Me: i hate it when I have to come in to work
Boss: i hate it when you have to come to work, too
me: see you tomorrow
coworker: ok it’s a date[later]
me, thinking to myself: a date? but that could lead to affection, intimacy and eventually, love[the next day]
coworker: *just doing work stuff like any other day*
me: *in HR desperately seeking a transfer to Argentina*
Biden: Maybe we make our own country and he won’t be invited
Obama: Joe
Biden: And MAYBE THIS TIME WE CALL IT THE BLACK HOUSE RIGHT BARACK
Slapping the TV remote on your knee extends the battery life.
It’s science.
CPR refresher class. We’re told, “If they’re not breathing, there’s no way you can make it worse.” Woman then trips; kicks dummy’s head off.
“Every dog has his day,” they used to say. Still, no one was quite prepared that morning Emperor Mister Pickles marched his army into town.
Some say I’ve “gone off the rails,” or “left the reservation,” or “screwed the pooch,” or “mixed my metaphors,” or “launched the hot dog”
When two girls hate each other, they say “we should DEFINITELY hang out” and then take turns shouting “definitely!” until one of them dies.
Husband: *texting me* Any chance we can skip that dinner party tonight?
Me: *already in my pajamas* If that’s what you really want.
I first experienced deep shame and humiliation when my mom told me I should probably start saying “train” instead of “choo-choo train” while I was still at the tender age of 27.
Went to the car wash and asked for one of those Brazilian wax jobs everyone’s been talking about.
ME: forgive me father for I have sinned
PRIEST: nothing that can’t be forgiven my son
ME: I microwave my pop tarts
PRIEST: u sick son of a
Me: Boss our sales are really going updog.
Boss: You mean up?
Me: No, updog.
Boss: What’s updog?
Me: Not our sales. We’re bankrupt.
Me: I don’t think I can handle any more stress or challenges in my life.
Universe: Hold my beer.
(holding a pickle like a cigarette) do you mind if i?
stand with me against insufficient seating
Women who say giving birth is painful, obviously never watched YouTube with a 7 year old.
Missing those days when “hemorrhoids” was just a challenging word to spell.
Iceland is like a guy who brags he was prom king and captain of the varsity basketball team and yearbook editor and then you find out he was homeschooled.
Just saw a man park, walk into a movie theater, walk out two minutes later with a large popcorn and a fountain soda, get in his car, and drive away.
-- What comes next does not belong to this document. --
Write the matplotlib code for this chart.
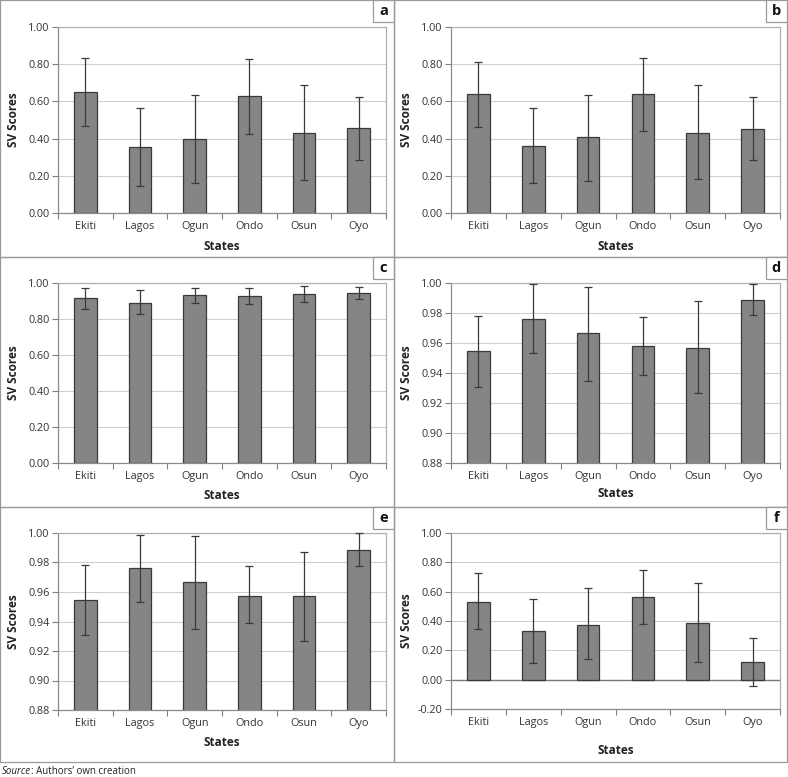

A hero of our time.
*sees guy on a WANTED poster*
Must be nice
Wolfman: *Drinks a Coors Light* Noooooo!
Me: OMG you’re dying because Coors Light is called The Silver Bullet?
Wolfman: No this beer is just gross.
[taking a walk with mom]
Me: *steps on a crack and hears a woman scream*
Mom: I guess now is the time to tell you that you’re adopted.